Stated goal:
Exactly the lines from the start of the data below through the line that contains "3.726, 3.826, 3.925];" are to be copied, with pictures left out.

Given material:
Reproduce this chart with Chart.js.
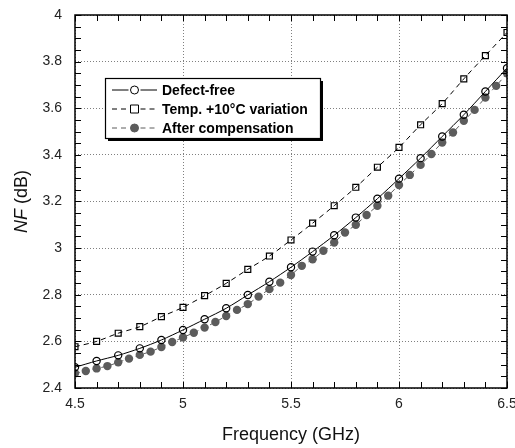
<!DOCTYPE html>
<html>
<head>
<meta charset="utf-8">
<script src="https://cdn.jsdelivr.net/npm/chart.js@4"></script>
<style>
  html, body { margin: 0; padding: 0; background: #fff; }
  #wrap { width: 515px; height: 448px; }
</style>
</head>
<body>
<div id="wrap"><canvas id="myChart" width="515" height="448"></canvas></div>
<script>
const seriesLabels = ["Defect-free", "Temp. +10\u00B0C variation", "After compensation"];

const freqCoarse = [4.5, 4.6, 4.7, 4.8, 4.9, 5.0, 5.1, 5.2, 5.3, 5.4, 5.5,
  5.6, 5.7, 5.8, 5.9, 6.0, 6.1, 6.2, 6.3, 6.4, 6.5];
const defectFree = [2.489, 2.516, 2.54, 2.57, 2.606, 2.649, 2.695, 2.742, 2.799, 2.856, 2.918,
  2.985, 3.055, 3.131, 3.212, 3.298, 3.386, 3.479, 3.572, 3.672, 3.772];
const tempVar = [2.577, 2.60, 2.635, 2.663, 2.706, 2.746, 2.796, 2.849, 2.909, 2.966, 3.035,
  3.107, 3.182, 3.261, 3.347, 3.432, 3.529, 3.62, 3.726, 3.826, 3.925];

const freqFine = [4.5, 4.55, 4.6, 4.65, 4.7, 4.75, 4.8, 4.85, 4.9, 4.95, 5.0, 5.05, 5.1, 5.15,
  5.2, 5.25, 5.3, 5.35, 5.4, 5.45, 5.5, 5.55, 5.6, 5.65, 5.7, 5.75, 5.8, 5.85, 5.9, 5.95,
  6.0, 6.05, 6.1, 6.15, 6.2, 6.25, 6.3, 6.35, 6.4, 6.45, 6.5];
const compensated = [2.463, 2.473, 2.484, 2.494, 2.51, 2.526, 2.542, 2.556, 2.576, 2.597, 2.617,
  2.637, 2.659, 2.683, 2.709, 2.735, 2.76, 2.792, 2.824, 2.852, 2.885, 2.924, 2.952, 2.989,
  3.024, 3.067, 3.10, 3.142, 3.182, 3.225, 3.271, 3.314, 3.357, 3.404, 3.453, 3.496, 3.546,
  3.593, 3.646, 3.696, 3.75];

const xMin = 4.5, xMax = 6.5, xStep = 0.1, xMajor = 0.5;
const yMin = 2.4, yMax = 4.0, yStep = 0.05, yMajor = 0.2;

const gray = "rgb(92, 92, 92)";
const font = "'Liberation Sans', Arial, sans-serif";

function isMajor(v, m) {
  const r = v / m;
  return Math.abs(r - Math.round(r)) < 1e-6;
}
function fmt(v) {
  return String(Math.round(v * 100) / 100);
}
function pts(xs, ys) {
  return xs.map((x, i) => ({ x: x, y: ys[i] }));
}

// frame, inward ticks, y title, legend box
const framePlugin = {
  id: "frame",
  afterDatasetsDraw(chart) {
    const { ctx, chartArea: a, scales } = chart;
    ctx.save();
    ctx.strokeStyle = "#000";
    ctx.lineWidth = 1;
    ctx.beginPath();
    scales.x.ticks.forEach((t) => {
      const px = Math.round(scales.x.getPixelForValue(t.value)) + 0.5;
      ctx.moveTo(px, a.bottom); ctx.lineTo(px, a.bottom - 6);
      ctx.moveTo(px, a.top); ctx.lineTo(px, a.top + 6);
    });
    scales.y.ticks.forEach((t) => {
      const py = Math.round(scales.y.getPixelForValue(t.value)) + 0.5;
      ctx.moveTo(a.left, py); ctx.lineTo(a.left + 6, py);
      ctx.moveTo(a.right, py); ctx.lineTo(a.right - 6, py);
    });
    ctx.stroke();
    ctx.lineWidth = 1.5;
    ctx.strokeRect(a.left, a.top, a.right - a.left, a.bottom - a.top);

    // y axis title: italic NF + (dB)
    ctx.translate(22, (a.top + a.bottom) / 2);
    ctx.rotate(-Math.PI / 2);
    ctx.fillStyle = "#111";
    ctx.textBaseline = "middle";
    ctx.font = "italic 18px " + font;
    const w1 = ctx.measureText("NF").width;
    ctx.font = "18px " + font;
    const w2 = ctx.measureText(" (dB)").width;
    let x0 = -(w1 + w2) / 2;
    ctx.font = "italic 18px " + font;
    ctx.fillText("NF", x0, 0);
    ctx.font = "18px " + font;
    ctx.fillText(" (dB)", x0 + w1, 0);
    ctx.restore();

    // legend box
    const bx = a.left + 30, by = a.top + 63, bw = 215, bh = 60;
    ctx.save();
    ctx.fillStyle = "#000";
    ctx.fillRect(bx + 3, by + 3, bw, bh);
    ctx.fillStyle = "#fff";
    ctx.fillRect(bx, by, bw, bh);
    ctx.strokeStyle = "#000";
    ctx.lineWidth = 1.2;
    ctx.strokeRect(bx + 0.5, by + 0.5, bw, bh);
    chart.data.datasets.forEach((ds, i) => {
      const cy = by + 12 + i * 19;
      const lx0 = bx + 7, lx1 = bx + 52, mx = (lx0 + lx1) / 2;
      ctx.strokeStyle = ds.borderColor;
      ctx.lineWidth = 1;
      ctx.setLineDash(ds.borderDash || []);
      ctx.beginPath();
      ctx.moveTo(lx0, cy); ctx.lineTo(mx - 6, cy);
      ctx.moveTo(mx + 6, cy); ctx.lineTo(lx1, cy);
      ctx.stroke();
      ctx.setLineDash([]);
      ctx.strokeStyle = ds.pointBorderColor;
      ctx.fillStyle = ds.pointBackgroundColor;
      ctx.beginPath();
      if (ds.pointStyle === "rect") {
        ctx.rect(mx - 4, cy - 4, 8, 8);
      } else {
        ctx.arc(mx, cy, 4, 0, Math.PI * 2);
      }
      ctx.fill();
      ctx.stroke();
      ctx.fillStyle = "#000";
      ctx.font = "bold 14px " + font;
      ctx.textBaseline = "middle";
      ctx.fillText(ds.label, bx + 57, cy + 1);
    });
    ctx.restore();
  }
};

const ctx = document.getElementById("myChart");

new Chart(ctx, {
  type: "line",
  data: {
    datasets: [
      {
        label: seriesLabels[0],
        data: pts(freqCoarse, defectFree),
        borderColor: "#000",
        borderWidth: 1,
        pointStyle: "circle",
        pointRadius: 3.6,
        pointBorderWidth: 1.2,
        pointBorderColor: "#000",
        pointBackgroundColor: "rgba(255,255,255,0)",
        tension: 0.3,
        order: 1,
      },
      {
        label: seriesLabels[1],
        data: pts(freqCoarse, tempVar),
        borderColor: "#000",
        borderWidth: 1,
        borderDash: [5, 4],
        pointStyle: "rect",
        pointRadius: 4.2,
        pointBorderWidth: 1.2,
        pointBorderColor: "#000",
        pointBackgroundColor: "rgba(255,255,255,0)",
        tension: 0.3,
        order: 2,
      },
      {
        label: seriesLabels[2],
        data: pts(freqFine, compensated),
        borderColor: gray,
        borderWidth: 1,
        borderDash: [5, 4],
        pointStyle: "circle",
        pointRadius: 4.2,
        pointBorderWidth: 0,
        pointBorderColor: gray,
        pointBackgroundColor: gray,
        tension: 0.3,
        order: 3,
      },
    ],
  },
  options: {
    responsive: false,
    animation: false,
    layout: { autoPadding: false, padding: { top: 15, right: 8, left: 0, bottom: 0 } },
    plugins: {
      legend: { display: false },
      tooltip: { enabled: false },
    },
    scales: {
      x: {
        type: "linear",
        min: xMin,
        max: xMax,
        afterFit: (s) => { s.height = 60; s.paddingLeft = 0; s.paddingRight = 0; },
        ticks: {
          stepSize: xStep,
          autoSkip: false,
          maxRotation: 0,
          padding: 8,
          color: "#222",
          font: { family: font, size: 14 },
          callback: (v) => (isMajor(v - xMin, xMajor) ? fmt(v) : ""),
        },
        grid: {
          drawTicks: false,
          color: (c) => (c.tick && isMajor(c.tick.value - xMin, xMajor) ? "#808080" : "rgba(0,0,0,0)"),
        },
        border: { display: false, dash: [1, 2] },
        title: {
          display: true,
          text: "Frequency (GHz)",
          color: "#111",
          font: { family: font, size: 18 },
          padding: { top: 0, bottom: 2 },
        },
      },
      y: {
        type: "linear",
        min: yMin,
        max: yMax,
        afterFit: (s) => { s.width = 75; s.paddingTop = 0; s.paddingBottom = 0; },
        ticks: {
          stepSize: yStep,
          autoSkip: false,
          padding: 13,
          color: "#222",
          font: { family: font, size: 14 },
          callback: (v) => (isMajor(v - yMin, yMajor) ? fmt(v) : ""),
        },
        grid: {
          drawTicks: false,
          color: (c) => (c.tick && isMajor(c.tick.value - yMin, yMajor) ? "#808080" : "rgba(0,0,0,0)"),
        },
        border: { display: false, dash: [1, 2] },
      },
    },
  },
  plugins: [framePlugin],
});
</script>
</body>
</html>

Output below:
Reproduce this chart with Chart.js.
<!DOCTYPE html>
<html>
<head>
<meta charset="utf-8">
<script src="https://cdn.jsdelivr.net/npm/chart.js@4"></script>
<style>
  html, body { margin: 0; padding: 0; background: #fff; }
  #wrap { width: 515px; height: 448px; }
</style>
</head>
<body>
<div id="wrap"><canvas id="myChart" width="515" height="448"></canvas></div>
<script>
const seriesLabels = ["Defect-free", "Temp. +10\u00B0C variation", "After compensation"];

const freqCoarse = [4.5, 4.6, 4.7, 4.8, 4.9, 5.0, 5.1, 5.2, 5.3, 5.4, 5.5,
  5.6, 5.7, 5.8, 5.9, 6.0, 6.1, 6.2, 6.3, 6.4, 6.5];
const defectFree = [2.489, 2.516, 2.54, 2.57, 2.606, 2.649, 2.695, 2.742, 2.799, 2.856, 2.918,
  2.985, 3.055, 3.131, 3.212, 3.298, 3.386, 3.479, 3.572, 3.672, 3.772];
const tempVar = [2.577, 2.60, 2.635, 2.663, 2.706, 2.746, 2.796, 2.849, 2.909, 2.966, 3.035,
  3.107, 3.182, 3.261, 3.347, 3.432, 3.529, 3.62, 3.726, 3.826, 3.925];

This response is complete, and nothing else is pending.